- U.K. theatrical release poster
- Directed by: Juan Ibáñez; Jack Hill;
- Written by: Jack Hill; Luis Enrique Vergara;
- Produced by: Juan Ibáñez; Luis Enrique Vergara;
- Starring: Boris Karloff; Julissa;
- Cinematography: Raúl Domínguez
- Edited by: J. Gamma
- Distributed by: Columbia Pictures
- Release date: March 1971;
- Running time: 90 minutes
- Country: Mexico
- Languages: Spanish English

= Isle of the Snake People =

Snake People a.k.a. La muerte viviente and Isle of the Snake People, is a 1971 Mexican horror film directed by Juan Ibáñez and starring Boris Karloff and Julissa. It was filmed in May 1968, but was only released theatrically in March 1971, 2 years after Karloff had died.

Snake People is one of four low-budget Mexican horror films Karloff made in a package deal with Mexican producer Luis Enrique Vergara. The others are Fear Chamber, The Incredible Invasion, and
House of Evil. Karloff's scenes for all four films were directed by Jack Hill in Los Angeles in the spring of 1968. The films were then completed in Mexico.

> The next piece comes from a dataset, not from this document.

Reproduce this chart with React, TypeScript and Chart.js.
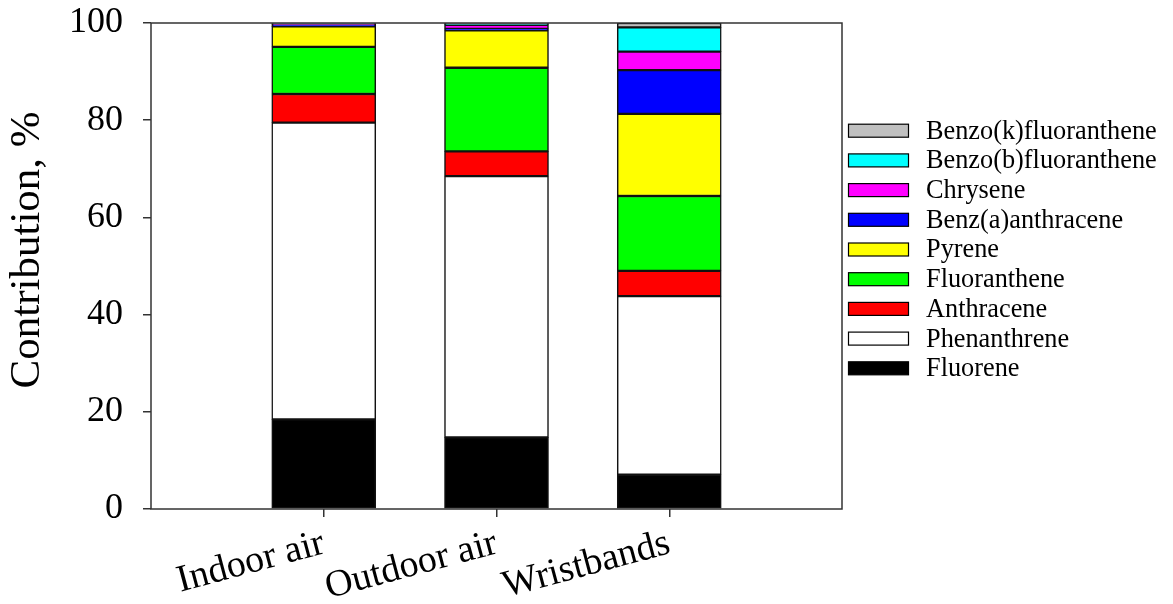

The film was produced by Juan Ibáñez for Azteca Films. The film was released as La muerte viviente [The Living Dead] in Mexico and in the United States in Spanish-language theatres only. It was eventually dubbed in English but received little theatrical distribution, and was then released direct to U.S. television in 1971 as Isle of the Snake People. The film is also known as Cult of the Dead (in Hungary) and Snake People (in the United Kingdom).

==Plot==
Captain Labische arrives at a remote island, determined to crack down on the island's lawlessness, spurred by the voodoo rites practiced by the evil priest Damballah. Labische starts with local tycoon Carl van Molder and his study of the island. Van Molder warns Labische not to interfere with the local populace. Annabella, van Molder's visiting niece, is a temperance crusader who wants her uncle to help fund the International Anti-Saloon League. She falls in love with handsome police lieutenant Andrew Wilhelm, despite his fondness for rum. Meanwhile, beautiful native girls are being transformed into zombies, and a sinister snake dancer named Kalea leads them to attack and devour any meddling policemen who get too close to their unholy rituals. In a dream, Annabella wakes up in a coffin. Another woman who looks like her is in a second coffin with a snake. The lookalike pursues and then kisses her. When Annabella is kidnapped and prepared to be the cult's latest human sacrifice, Labische and Wilhelm have to infiltrate their ranks to save her, and they finally learn the secret identity of the all-powerful Damballah.

==Cast==
- Boris Karloff – Carl van Molder / Damballah
- Julissa – Anabella Vandenberg
- Carlos East – Lt. Andrew Wilhelm (as Charles East)
- Rafael Bertrand – Capt. Pierre Labische (as Ralph Bertrand)
- Yolanda Montes «Tongolele» – Kalea (as Tongolele)
- Quintin Bulnes – Klinsor
- Santanón (actor) – Santanon the Dwarf
- Julia Marichal – Mary Ann Vandenberg (as July Marichael)
- Quintin Miller – Gomez (uncredited)

==Production==
Isle of the Snake People is one of four low-budget Mexican horror films Karloff made in a package deal with Mexican producer Luis Enrique Vergara, the others being The Incredible Invasion, Fear Chamber, and House of Evil. With Karloff signed, Vergara obtained financing for the four films from Columbia Pictures, which would then distribute them. Karloff received $100,000 per film. Karloff initially rejected the scripts for all of the films, but agreed to them after they were rewritten by Jack Hill.

Filming was planned to take place in Mexico, but Karloff's emphysema prevented him from working at that altitude. Karloff's scenes in all four films were directed by Jack Hill at the Dorad Studios in Los Angeles in the spring of 1968. Between shots, Karloff rested in a wheelchair. The films were then completed in Mexico at Studios America Mexico by Juan Ibáñez. Some additional scenes involving the van Molder character were filmed using a Karloff stand-in named Jerry Petty. Due to the unexpected death of Vergara, the release of the film was held up to determine ownership rights of inheritance under Mexican law. All four films in the package deal were released well after Karloff's death in 1969.

==Reception==
The four Azteca Films productions for which Karloff shot his scenes in Los Angeles were released by Columbia Pictures over a two-year period after he had died in 1969. They were dismissed, by critics and Karloff fans alike, as undistinguished efforts. This film, when released, also appeared to be dated and inferior as between its filming and release, another zombie film, Night of the Living Dead (1968), had raised the standards for the genre. Writing in The Zombie Movie Encyclopedia, academic Peter Dendle said, "Though sometimes strange to the point of psychedelic, this tame offering consists of interminable scenes of native rites, women trying to look seductively evil, and shots of snakes."